The New Woman and Moral Politics: A Herstory of Women’s Feelings and Agency in Turkey
The New Woman and Moral Politics: A Herstory of Women’s Feelings and Agency in Turkey analyzes the emotional trajectory of the gendered transition from neoliberal globalization to right-wing populist authoritarianism in Turkey—that is, from the 1990s to the late 2010s. The project investigates the gendered operations of emotions and the ways in which gender politics is transforming during the global era. More specifically, it examines how emotions of shame, embarrassment, and honor energize the capitalist economy, feminist movements, and authoritarian politics in complex, contradictory, and unexpected ways in contemporary Turkey. The project advances ongoing discussions regarding feminist theory, women's agency and embodiment, emotions, globalization and gender, gender politics, and right-wing populism, as well as ethnography of the working classes, and Middle Eastern studies.
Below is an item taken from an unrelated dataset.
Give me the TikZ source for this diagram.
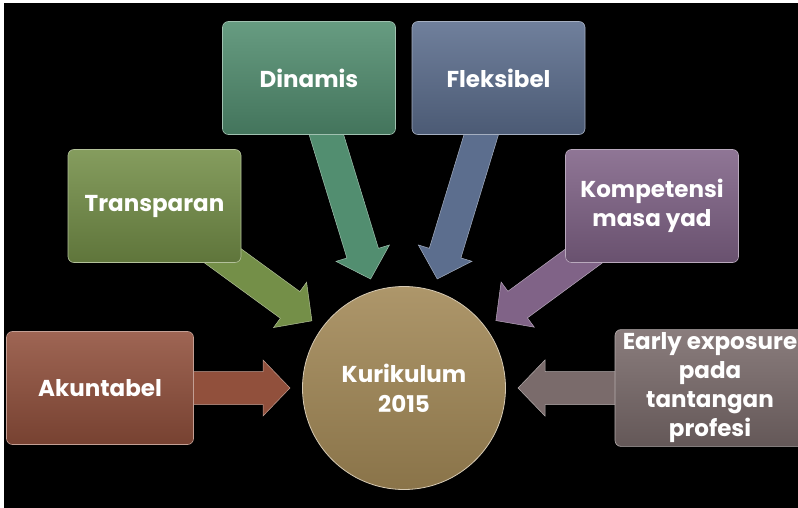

The book entitled The Body Unburdened: Violence, Emotions, and the New Woman in Turkey (Oxford University Press, 2022) was published as part of the project. It examines political and historical processes from the feminist perspective, revealing an ensemble of emotional and embodied dynamics that shape the new urban economy, women’s activism and sociality within cities, and the authoritarian politics of today. This book opens up a novel path for thinking about the gendered links between neoliberalism and right-wing populism in the global era by combining ethnography of a new group of women from the popular classes with a study of vigilante violence against these women. It uses emotions, particularly shame and honor, as an optic of sociological analysis, offering fresh conceptualizations of women’s agency and authoritarian politics. To explain why and how emotions have taken on enormous political and economic significance during the global era, the book brings perspectives from the sociology of the body and the history of emotions as well as affect studies, feminist phenomenology, symbolic interactionism, Bourdieusian sociology, and globalization, gender, and labor scholarship. The line of analysis that I develop explores the uneven and unanticipated interactions between trade openness and bodily openness, by which human beings are simultaneously open to people and places, and to violence and hostility. This highlights the political–ontological bind that young urban working women from the popular classes face in today’s Turkey.